When it comes to Southern cooking it doesn’t have to be all high calorie faire, there are some truly refreshing, homely and delicious recipes that will make you feel like your in the deep south enjoying a glass of sweet tea while enjoying one of our favourite recipes, Peach shortcakes with lavender cream.

The sweetness of the peaches mixed with the delicate lavender cream makes this recipe a true Southern Belle.

Now, onto the fun part, creating this delicious recipe.

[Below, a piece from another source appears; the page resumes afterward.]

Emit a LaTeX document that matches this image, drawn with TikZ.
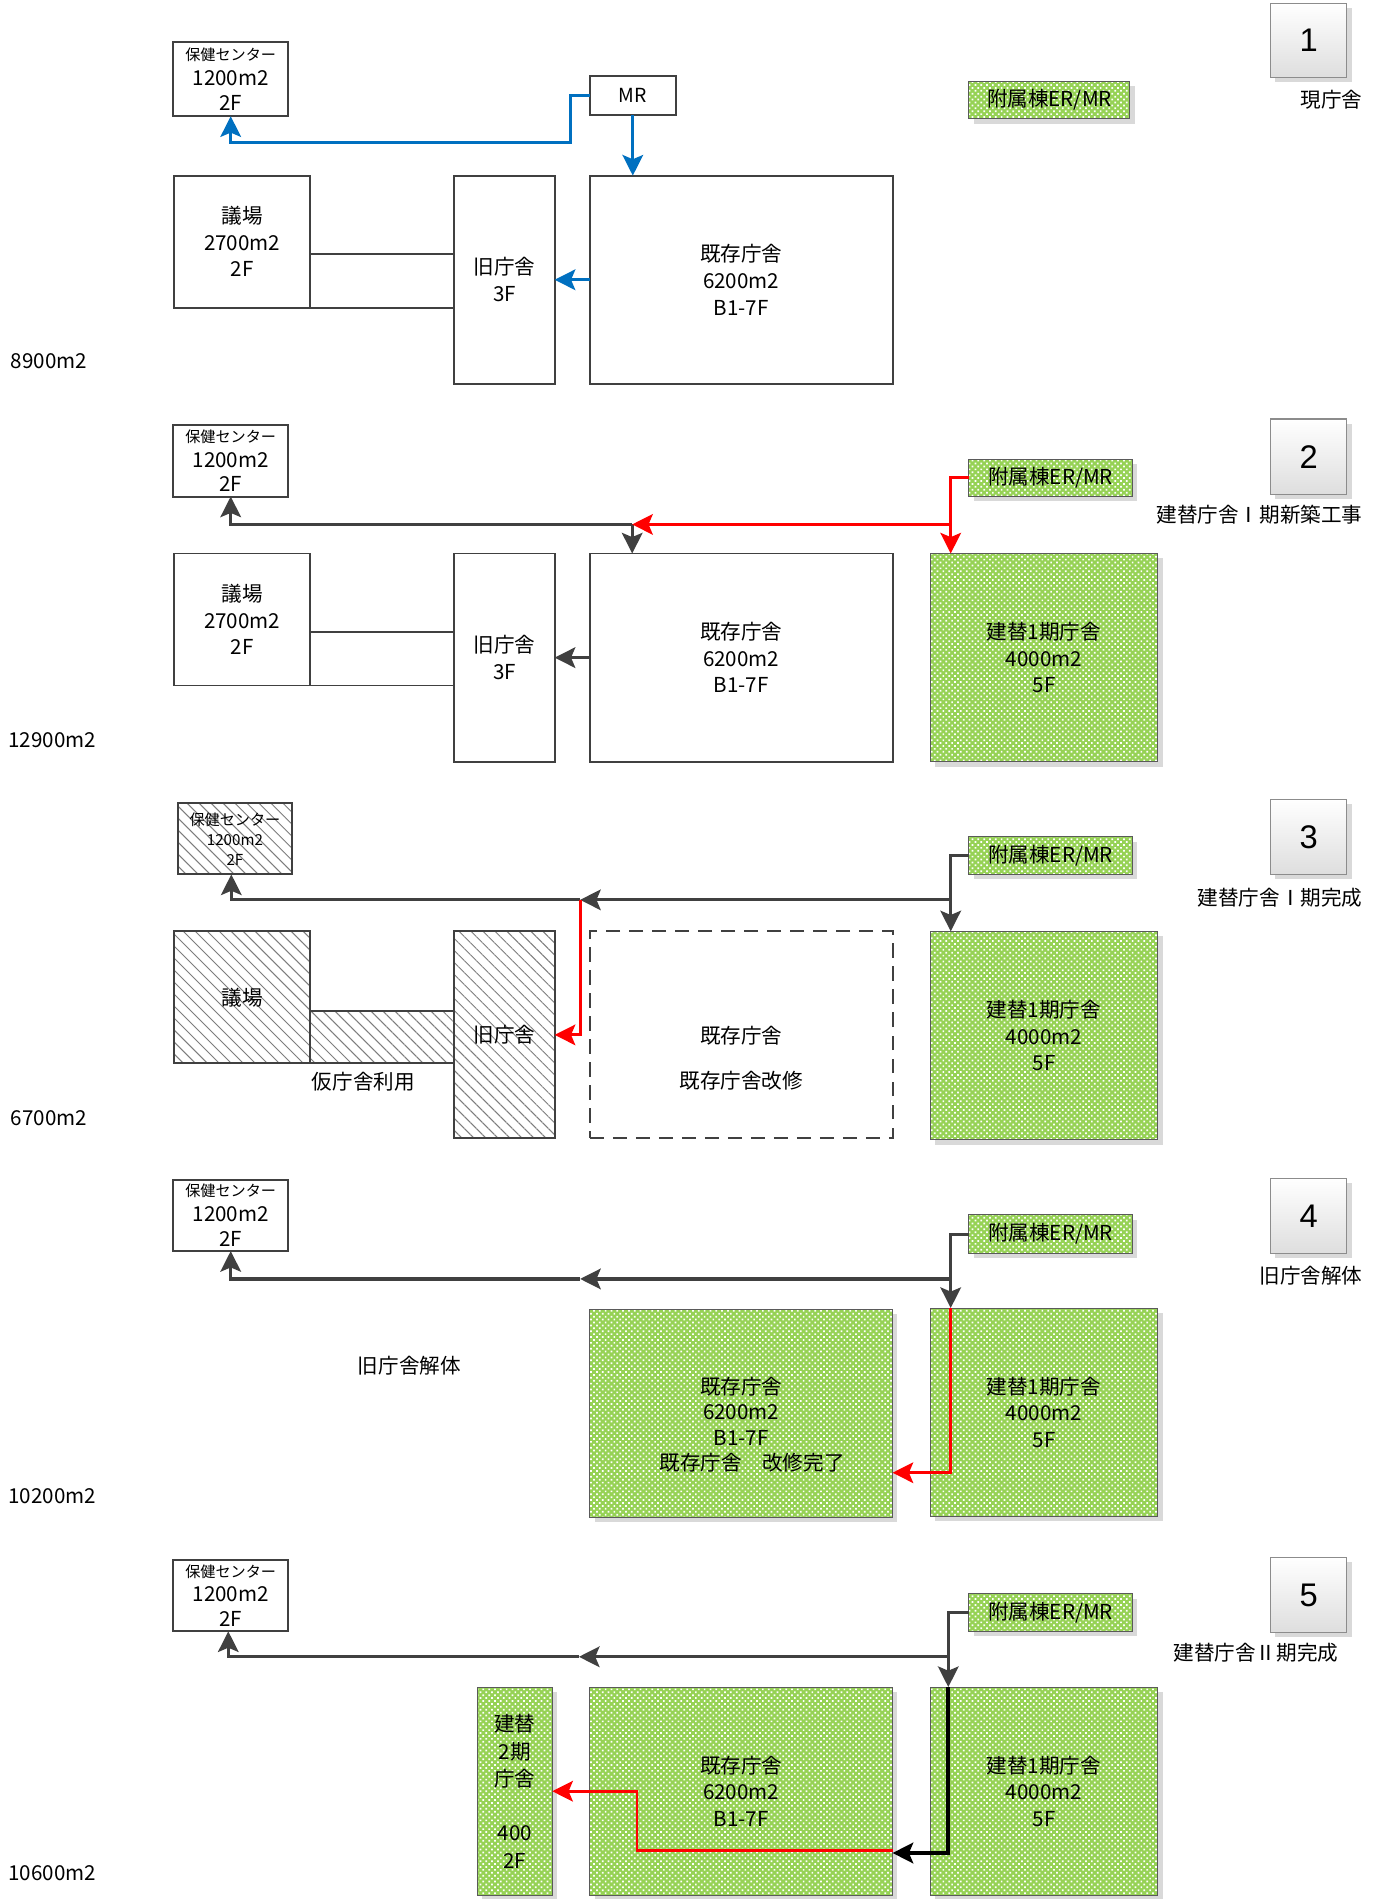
\documentclass[tikz,border=0pt]{standalone}
\usepackage{fontspec}
\setmainfont{Noto Sans CJK JP}
\newfontfamily\numfont{Liberation Sans}
\usetikzlibrary{arrows.meta,patterns.meta,calc}
\definecolor{dk}{RGB}{64,64,64}
\definecolor{blu}{RGB}{0,112,192}
\definecolor{rd}{RGB}{255,0,0}
\definecolor{grn}{RGB}{150,210,85}
\definecolor{gbd}{RGB}{90,90,90}
\definecolor{shc}{RGB}{217,217,217}
\definecolor{hatchc}{RGB}{125,125,125}
\newcommand{\fsz}[2]{\fontsize{#1}{#2}\selectfont}
\begin{document}
\begin{tikzpicture}[x=1pt,y=-1pt,
  every node/.style={inner sep=0pt, outer sep=0pt},
  txt/.style={font=\fsz{17}{22}, align=center, text=black},
  lbl/.style={font=\fsz{17}{22}, text=black},
  wbox/.style={txt, draw=dk, line width=1.6pt, fill=white},
  hcfont/.style={font=\fsz{17}{20.5}},
  gbox/.style={txt, fill=grn, draw=gbd, line width=0.8pt,
    preaction={fill=shc, transform canvas={shift={(4pt,-4pt)}}},
    postaction={pattern={Dots[angle=45,distance=3.4pt,radius=1pt]}, pattern color=white},
    postaction={draw=gbd, line width=0.8pt}},
  hbox/.style={txt, draw=dk, line width=1.6pt, fill=white,
    postaction={pattern={Lines[angle=-45,distance=7pt,line width=0.8pt]}, pattern color=hatchc},
    postaction={draw=dk, line width=1.6pt}},
  dbox/.style={txt, draw=dk, line width=1.6pt, dash pattern=on 12pt off 7pt},
  numbox/.style={draw=black!45, line width=0.9pt, top color=white, bottom color=black!13,
    minimum width=63pt, minimum height=62pt, font=\numfont\fsz{27}{30},
    preaction={fill=shc, transform canvas={shift={(4pt,-4pt)}}}},
  conn/.style={draw=dk, line width=1.6pt},
  bl/.style={draw=blu, line width=2.6pt},
  gy/.style={draw=dk, line width=2.6pt},
  rdl/.style={draw=rd, line width=2.4pt},
  bk/.style={draw=black, line width=3.2pt},
  arrowhd/.style={-{Stealth[length=17pt,width=17pt,inset=3.5pt]}}
]
\useasboundingbox (0,0) rectangle (1142,1568);

% ================= Panel 1 =================
\node[wbox, hcfont, minimum width=95pt, minimum height=61pt] (p1hc) at (190.5,65.5) {{\fsz{12.5}{15}保健センター}\\1200m2\\2F};
\node[wbox, font=\fsz{16}{20}, minimum width=71pt, minimum height=32pt] (p1mr) at (522.5,79) {MR};
\node[wbox, minimum width=112pt, minimum height=109pt] (p1gi) at (200,199.5) {議場\\2700m2\\2F};
\node[wbox, minimum width=83pt, minimum height=172pt] (p1old) at (416.5,231) {旧庁舎\\3F};
\node[wbox, minimum width=250pt, minimum height=172pt] (p1ex) at (612,231) {既存庁舎\\6200m2\\B1-7F};
\node[gbox, minimum width=133pt, minimum height=31pt] (p1fz) at (866.5,82.5) {附属棟ER/MR};
\node[numbox, minimum height=61pt] (p1num) at (1080.5,33.5) {1};
\node[lbl, anchor=east] (p1lab) at (1125,82) {現庁舎};
\node[lbl, anchor=west] (p1area) at (9,298) {8900m2};
\draw[conn] (p1gi.east |- 0,210) -- (p1old.west |- 0,210);
\draw[conn] (p1gi.south east) -- (p1old.west |- p1gi.south east);
\coordinate (p1b) at (471,118);
\draw[bl,arrowhd] (p1mr.west) -| (p1b) -| (p1hc.south);
\draw[bl,arrowhd] (p1mr.south) -- (p1mr.south |- p1ex.north);
\draw[bl,arrowhd] (p1ex.west) -- (p1old.east);

% ================= Panel 2 =================
\node[wbox, hcfont, minimum width=95pt, minimum height=59pt] (p2hc) at (190.5,380.5) {{\fsz{12.5}{15}保健センター}\\1200m2\\2F};
\node[wbox, minimum width=112pt, minimum height=109pt] (p2gi) at (200,511.5) {議場\\2700m2\\2F};
\node[wbox, minimum width=83pt, minimum height=172pt] (p2old) at (416.5,543) {旧庁舎\\3F};
\node[wbox, minimum width=250pt, minimum height=172pt] (p2ex) at (612,543) {既存庁舎\\6200m2\\B1-7F};
\node[gbox, minimum width=188pt, minimum height=172pt] (p2new) at (862,543) {建替1期庁舎\\4000m2\\5F};
\node[gbox, minimum width=135pt, minimum height=31pt] (p2fz) at (867.5,394.5) {附属棟ER/MR};
\node[numbox] (p2num) at (1080.5,377) {2};
\node[lbl, anchor=east] (p2lab) at (1125,425) {建替庁舎Ⅰ期新築工事};
\node[lbl, anchor=west] (p2area) at (7,611) {12900m2};
\draw[conn] (p2gi.east |- 0,522) -- (p2old.west |- 0,522);
\draw[conn] (p2gi.south east) -- (p2old.west |- p2gi.south east);
\coordinate (p2j) at (522,433);
\coordinate (p2r) at (785,433);
\draw[gy,arrowhd] (p2j) -| (p2hc.south);
\draw[gy,arrowhd] (p2j) -- (p2j |- p2ex.north);
\draw[gy,arrowhd] (p2ex.west) -- (p2old.east);
\draw[rdl] (p2fz.west) -| (p2r);
\draw[rdl,arrowhd] (p2r) -- (p2r |- p2new.north);
\draw[rdl,arrowhd] (p2r) -- (p2j);

% ================= Panel 3 =================
\node[hbox, font=\fsz{12.5}{16.5}, minimum width=94pt, minimum height=59pt] (p3hc) at (194,692.5) {保健センター\\1200m2\\2F};
\node[hbox, minimum width=119pt, minimum height=43pt] (p3con) at (315.5,856.5) {};
\node[hbox, minimum width=112pt, minimum height=109pt] (p3gi) at (200,823.5) {議場};
\node[hbox, minimum width=83pt, minimum height=171pt] (p3old) at (416.5,854.5) {旧庁舎};
\node[dbox, minimum width=250pt, minimum height=171pt] (p3ex) at (612,854.5) {};
\node[txt] (p3ext1) at (612,855) {既存庁舎};
\node[txt] (p3ext2) at (612,892) {既存庁舎改修};
\node[gbox, minimum width=188pt, minimum height=172pt] (p3new) at (862,855) {建替1期庁舎\\4000m2\\5F};
\node[gbox, minimum width=135pt, minimum height=31pt] (p3fz) at (867.5,706.5) {附属棟ER/MR};
\node[numbox] (p3num) at (1080.5,691) {3};
\node[lbl, anchor=east] (p3lab) at (1125,741) {建替庁舎Ⅰ期完成};
\node[lbl] (p3tmp) at (300,893) {仮庁舎利用};
\node[lbl, anchor=west] (p3area) at (9,923) {6700m2};
\coordinate (p3j) at (785,743);
\coordinate (p3m) at (479,743);
\draw[gy] (p3fz.west) -| (p3j);
\draw[gy,arrowhd] (p3j) -- (p3j |- p3new.north);
\draw[gy,arrowhd] (p3j) -- (p3m);
\draw[gy,arrowhd] (p3m) -| ([xshift=-3pt]p3hc.south);
\draw[rdl,arrowhd] (p3m) |- (p3old.east);

% ================= Panel 4 =================
\node[wbox, hcfont, minimum width=95pt, minimum height=59pt] (p4hc) at (190.5,1003.5) {{\fsz{12.5}{15}保健センター}\\1200m2\\2F};
\node[gbox, minimum width=250pt, minimum height=172pt] (p4ex) at (612,1167) {};
\node[txt, font=\fsz{17}{21}] (p4ext) at (612,1176.5) {既存庁舎\\6200m2\\B1-7F\\\hspace*{18pt}既存庁舎　改修完了};
\node[gbox, minimum width=188pt, minimum height=172pt] (p4new) at (862,1166) {建替1期庁舎\\4000m2\\5F};
\node[gbox, minimum width=135pt, minimum height=32pt] (p4fz) at (867.5,1019) {附属棟ER/MR};
\node[numbox] (p4num) at (1080.5,1004) {4};
\node[lbl, anchor=east] (p4lab) at (1125,1053) {旧庁舎解体};
\node[lbl] (p4dem) at (338,1128) {旧庁舎解体};
\node[lbl, anchor=west] (p4area) at (7,1235) {10200m2};
\coordinate (p4j) at (785,1056);
\coordinate (p4m) at (479,1056);
\coordinate (p4r) at (785,1216);
\draw[gy] (p4fz.west) -| (p4j);
\draw[gy,arrowhd] (p4j) -- (p4j |- p4new.north);
\draw[gy,arrowhd] (p4j) -- (p4m);
\draw[gy,arrowhd] (p4m) -| (p4hc.south);
\draw[rdl,arrowhd] (p4j |- p4new.north) -- (p4r) -- (p4r -| p4ex.east);

% ================= Panel 5 =================
\node[wbox, hcfont, minimum width=95pt, minimum height=59pt] (p5hc) at (190.5,1317.5) {{\fsz{12.5}{15}保健センター}\\1200m2\\2F};
\node[gbox, font=\fsz{17}{22.5}, minimum width=62pt, minimum height=172pt] (p5n2) at (425,1479) {建替\\2期\\庁舎\\[22.5pt]400\\2F};
\node[gbox, minimum width=250pt, minimum height=172pt] (p5ex) at (612,1479) {既存庁舎\\6200m2\\B1-7F};
\node[gbox, minimum width=188pt, minimum height=172pt] (p5new) at (862,1479) {建替1期庁舎\\4000m2\\5F};
\node[gbox, minimum width=135pt, minimum height=31pt] (p5fz) at (867.5,1331.5) {附属棟ER/MR};
\node[numbox] (p5num) at (1080.5,1317) {5};
\node[lbl, anchor=east] (p5lab) at (1105,1365) {建替庁舎Ⅱ期完成};
\node[lbl, anchor=west] (p5area) at (7,1547) {10600m2};
\coordinate (p5j) at (783,1368);
\coordinate (p5m) at (478,1368);
\coordinate (p5k) at (783,1530);
\coordinate (p5r) at (526,1528);
\draw[gy] (p5fz.west) -| (p5j);
\draw[gy,arrowhd] (p5j) -- (p5j |- p5new.north);
\draw[gy,arrowhd] (p5j) -- (p5m);
\draw[gy,arrowhd] (p5m) -| ([xshift=-2pt]p5hc.south);
\draw[bk,arrowhd] (p5j |- p5new.north) -- (p5k) -- (p5k -| p5ex.east);
\draw[rdl,arrowhd] (p5ex.east |- p5r) -- (p5r) |- (p5n2.east);
\end{tikzpicture}
\end{document}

Peach Shortcakes with Lavender Cream

Ingredients

3 medium-sized ripe peaches
1 cup heavy cream
1 teaspoon culinary dried lavender, plus more for garnish
2 teaspoons powdered sugar
for the biscuits

2 1/3 cups classic biscuit mix
2/3 cup milk
3 tablespoons granulated sugar
3 tablespoons butter, melted
3 tablespoons coarse raw sugar

Method

Prepare the peaches: Place in a large saucepan of boiling water for 15 seconds, remove with a slotted spoon, then transfer to an ice water bath to quickly cool them off. Peel the peaches (the skin should slip right off!), slice into wedges and set aside.

Make the lavender cream: In a small saucepan, combine the cream and lavender. Bring to a simmer and remove from heat. Strain mixture, then refrigerate the cream until completely chilled.

In the bowl of a standing mixer (I like to use the whisk attachment — you can also use a handheld electric mixer), beat the cream on medium-high until it begins to thicken. Add powdered sugar, then continue to beat until soft peaks form.

Make the biscuits: Preheat oven to 425 degrees. In a mixing bowl, stir together biscuit mix, milk, sugar and melted butter just until a soft dough forms. Drop into 6 big spoonfuls onto a parchment-lined baking sheet. Lightly sprinkle each with raw sugar. Bake for 12 minutes or until tops are golden.

Assemble the shortcakes: split each biscuit in half. On the bottom halves, place a dollop of whipped cream, and top with 3 or 4 peach slices. Top with remaining biscuit halves, scatter a few dried lavender buds around and eat!